Yep, I’m kinda thinking that because this year Halloween falls on a Saturday, they are going to need all kinds of security because of that good ‘ol Detroit tradition of Devils Night(now called Angels?). I’ll throw 110% of the blame of this year on the 111th Congress and their non-Stimulus bill, I think Rush mention how folks are really feeling down and out will really be a factor
=>
also got a good economic read that should help prepare you for next weeks GDP numbers, here’s the short of it if it interest you;
Macroeconomic Analysis
http://www.freerepublic.com/focus/f-news/2369929/posts
Macroeconomic analysis broadly focuses on three things:
National Output: GDP
Output, the most important concept of macroeconomics, refers to the total amount of goods and services a country produces
Unemployment
The unemployment rate tells macroeconomists how many people from the available pool of labor (the labor force) are unable to find work.
Inflation
The third main factor that macroeconomists look at is the inflation rate, or the rate at which prices rise.

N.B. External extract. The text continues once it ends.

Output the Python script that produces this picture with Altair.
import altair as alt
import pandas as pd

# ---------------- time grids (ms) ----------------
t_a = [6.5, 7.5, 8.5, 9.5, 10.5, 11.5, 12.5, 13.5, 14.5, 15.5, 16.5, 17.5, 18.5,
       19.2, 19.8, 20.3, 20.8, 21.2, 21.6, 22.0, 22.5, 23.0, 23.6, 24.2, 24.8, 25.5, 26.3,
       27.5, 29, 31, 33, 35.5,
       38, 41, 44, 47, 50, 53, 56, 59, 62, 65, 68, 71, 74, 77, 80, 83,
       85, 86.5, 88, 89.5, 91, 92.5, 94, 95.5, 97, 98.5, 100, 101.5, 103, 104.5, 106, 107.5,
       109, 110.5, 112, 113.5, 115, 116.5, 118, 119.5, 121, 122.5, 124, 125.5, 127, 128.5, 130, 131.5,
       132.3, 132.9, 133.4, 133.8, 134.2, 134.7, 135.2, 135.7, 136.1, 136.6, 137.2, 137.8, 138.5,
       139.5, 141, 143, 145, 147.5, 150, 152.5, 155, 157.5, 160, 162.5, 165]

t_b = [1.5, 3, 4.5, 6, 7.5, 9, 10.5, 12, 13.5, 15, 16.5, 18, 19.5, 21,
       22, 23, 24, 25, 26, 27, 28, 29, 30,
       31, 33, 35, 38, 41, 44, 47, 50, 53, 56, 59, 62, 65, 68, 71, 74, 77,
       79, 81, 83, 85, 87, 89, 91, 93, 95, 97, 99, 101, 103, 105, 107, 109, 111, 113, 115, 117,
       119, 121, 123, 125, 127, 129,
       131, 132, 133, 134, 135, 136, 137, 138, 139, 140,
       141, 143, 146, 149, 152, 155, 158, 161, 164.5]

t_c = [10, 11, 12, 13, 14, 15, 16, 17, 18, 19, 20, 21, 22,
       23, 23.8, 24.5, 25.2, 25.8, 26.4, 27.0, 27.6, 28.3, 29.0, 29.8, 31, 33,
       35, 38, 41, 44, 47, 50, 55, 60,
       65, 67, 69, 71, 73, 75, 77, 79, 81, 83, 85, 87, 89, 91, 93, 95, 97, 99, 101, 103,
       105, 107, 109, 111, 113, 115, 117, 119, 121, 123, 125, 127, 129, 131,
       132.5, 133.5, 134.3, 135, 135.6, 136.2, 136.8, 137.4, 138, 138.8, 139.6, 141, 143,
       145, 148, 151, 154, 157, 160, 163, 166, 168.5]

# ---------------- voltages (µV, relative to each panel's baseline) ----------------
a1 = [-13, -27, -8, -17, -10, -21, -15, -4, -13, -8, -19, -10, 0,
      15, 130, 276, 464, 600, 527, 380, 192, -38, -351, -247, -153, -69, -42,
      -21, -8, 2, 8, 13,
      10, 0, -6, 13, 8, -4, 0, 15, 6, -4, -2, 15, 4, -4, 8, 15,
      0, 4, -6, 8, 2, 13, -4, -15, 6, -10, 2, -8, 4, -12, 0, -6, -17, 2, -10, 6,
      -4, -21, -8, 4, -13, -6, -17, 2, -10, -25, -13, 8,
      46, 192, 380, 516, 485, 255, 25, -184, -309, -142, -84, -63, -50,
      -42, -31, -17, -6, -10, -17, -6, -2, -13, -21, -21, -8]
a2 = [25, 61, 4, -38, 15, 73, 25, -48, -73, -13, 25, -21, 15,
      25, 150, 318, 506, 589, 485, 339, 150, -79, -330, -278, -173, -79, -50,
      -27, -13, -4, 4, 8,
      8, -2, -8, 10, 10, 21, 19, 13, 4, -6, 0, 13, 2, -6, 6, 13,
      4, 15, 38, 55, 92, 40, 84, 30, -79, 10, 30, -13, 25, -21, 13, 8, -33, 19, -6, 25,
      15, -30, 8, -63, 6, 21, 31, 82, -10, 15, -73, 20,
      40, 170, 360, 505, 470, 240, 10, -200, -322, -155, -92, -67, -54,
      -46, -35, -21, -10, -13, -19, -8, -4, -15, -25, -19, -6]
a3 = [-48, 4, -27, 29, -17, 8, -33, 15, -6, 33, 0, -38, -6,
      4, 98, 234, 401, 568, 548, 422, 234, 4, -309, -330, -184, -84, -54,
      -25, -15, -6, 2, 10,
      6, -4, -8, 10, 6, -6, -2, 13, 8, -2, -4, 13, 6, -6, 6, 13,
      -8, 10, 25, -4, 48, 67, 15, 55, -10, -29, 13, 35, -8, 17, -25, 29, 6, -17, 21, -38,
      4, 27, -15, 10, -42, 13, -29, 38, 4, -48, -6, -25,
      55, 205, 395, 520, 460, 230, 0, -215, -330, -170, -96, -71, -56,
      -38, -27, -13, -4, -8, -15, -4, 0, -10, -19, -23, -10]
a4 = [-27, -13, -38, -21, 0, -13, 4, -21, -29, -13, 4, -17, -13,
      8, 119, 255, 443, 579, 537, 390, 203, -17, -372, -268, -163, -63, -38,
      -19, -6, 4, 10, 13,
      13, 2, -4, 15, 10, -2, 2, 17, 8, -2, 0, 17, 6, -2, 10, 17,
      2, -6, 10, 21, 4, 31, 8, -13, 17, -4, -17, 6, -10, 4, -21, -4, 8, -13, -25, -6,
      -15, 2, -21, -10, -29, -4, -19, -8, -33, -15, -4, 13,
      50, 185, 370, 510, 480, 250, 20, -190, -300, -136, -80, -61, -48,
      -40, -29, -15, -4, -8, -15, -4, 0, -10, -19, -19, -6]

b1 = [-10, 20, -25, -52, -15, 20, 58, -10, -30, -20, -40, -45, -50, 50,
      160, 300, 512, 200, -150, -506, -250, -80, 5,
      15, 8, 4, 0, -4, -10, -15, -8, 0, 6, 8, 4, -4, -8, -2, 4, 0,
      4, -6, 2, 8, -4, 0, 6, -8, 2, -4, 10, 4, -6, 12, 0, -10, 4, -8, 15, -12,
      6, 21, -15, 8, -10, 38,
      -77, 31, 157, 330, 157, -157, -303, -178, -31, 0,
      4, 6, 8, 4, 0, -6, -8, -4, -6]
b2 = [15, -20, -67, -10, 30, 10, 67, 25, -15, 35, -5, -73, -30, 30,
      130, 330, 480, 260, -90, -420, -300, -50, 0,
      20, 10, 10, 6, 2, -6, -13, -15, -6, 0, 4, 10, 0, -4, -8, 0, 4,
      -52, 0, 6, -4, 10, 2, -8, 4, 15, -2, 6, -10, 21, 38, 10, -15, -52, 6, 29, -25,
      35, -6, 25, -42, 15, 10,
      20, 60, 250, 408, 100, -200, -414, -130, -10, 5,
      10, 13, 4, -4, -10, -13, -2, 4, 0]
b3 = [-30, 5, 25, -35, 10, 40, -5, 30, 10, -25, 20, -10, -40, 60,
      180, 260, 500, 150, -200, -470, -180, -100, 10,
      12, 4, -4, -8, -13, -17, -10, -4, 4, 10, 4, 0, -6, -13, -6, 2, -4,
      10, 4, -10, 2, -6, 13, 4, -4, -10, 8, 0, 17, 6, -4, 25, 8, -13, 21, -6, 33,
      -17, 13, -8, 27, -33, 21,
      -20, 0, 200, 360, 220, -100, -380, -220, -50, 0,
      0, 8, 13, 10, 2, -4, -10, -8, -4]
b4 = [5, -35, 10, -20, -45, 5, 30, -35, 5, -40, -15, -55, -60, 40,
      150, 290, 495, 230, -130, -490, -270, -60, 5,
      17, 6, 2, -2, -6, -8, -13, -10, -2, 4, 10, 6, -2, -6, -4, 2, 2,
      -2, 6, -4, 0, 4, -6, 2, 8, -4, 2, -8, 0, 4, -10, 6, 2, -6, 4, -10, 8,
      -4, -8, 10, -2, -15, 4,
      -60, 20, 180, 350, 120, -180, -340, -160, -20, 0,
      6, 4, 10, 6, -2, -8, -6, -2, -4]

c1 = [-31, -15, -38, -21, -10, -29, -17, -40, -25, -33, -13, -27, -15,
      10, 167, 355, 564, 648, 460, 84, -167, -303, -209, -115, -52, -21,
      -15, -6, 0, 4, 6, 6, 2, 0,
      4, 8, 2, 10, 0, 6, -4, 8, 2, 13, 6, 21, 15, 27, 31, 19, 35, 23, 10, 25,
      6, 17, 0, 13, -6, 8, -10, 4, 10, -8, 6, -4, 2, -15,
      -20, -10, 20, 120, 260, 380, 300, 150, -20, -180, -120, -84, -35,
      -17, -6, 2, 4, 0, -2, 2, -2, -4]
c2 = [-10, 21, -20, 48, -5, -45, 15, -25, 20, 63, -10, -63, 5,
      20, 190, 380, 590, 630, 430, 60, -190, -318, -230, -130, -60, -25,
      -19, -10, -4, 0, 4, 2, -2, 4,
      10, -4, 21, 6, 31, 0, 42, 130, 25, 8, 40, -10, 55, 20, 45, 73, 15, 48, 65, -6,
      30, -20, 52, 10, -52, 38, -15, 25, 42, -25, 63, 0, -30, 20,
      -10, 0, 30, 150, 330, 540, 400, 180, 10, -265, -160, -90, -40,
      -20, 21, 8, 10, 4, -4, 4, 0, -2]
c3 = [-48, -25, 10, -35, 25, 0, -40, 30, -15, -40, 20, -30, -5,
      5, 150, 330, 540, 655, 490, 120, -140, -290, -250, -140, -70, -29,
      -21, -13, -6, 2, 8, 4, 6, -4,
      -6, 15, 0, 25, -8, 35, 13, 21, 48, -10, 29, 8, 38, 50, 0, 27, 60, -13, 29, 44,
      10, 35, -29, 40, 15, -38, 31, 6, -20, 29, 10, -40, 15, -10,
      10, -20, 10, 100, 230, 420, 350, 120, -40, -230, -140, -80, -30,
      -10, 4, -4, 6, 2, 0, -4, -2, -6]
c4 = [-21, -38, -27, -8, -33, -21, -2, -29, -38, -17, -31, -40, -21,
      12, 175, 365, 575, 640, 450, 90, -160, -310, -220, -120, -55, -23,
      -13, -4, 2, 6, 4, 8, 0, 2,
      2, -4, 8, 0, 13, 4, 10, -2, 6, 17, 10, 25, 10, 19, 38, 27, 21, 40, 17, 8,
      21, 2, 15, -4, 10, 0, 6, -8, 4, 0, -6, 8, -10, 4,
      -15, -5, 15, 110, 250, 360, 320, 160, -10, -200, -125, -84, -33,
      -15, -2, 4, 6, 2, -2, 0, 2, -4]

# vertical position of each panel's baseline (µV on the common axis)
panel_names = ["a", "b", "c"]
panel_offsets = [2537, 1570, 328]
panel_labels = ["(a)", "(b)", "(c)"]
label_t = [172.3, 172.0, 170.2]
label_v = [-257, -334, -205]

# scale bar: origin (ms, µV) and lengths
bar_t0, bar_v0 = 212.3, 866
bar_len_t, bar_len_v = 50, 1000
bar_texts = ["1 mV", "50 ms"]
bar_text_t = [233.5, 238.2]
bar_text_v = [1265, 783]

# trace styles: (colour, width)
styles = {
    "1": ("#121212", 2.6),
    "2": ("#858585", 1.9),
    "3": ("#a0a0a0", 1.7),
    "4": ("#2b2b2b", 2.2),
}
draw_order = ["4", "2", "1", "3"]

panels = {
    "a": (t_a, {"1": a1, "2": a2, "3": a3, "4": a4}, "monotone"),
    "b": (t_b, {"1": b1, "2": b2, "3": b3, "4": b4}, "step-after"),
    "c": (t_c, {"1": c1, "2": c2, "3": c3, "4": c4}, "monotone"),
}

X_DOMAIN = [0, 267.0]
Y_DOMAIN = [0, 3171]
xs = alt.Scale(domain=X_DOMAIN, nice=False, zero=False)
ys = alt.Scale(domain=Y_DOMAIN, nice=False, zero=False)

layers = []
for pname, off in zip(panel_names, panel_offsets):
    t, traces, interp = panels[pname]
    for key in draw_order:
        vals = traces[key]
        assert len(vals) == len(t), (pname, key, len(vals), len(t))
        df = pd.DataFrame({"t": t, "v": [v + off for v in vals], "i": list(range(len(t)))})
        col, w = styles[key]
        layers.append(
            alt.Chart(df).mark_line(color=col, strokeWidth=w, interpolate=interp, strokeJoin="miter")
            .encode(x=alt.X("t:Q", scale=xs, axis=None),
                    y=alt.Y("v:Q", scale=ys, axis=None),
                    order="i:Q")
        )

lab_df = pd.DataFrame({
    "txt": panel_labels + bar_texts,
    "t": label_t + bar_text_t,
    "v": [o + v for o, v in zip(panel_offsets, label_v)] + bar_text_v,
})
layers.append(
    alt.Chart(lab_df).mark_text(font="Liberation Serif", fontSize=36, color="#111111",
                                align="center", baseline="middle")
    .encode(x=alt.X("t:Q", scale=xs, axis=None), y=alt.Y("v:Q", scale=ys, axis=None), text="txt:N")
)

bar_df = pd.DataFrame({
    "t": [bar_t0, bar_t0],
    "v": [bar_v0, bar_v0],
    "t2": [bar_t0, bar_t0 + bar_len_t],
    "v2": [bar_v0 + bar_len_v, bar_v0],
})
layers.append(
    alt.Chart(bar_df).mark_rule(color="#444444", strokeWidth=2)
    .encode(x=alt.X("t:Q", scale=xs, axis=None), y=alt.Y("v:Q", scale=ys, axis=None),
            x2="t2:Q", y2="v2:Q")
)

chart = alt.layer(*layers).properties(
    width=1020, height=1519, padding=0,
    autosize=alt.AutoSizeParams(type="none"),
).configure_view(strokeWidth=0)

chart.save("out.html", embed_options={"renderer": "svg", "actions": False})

Detroit’s Infamous ‘Devils’ Night’ Comes Early
Eleven houses burned within 90 minutes on Oct. 11
http://www.mlive.com/news/detroit/index.ssf/2009/10/detroit_braces_for_devils_nigh.html
The stakes are even higher this year, as the city already devastated by the exodus of jobs and unemployment of around 27 percent moves toward the Halloween weekend. Along with tens of thousands of long-vacant homes and buildings, the more than 40,000 others recently emptied by the foreclosure crisis could present tempting targets.
As far as the economy goes zero is doing everything he can to destroy any hope of a recovery,its in his interest to have chaos all the time. That's where we are and probably will be until his term is up.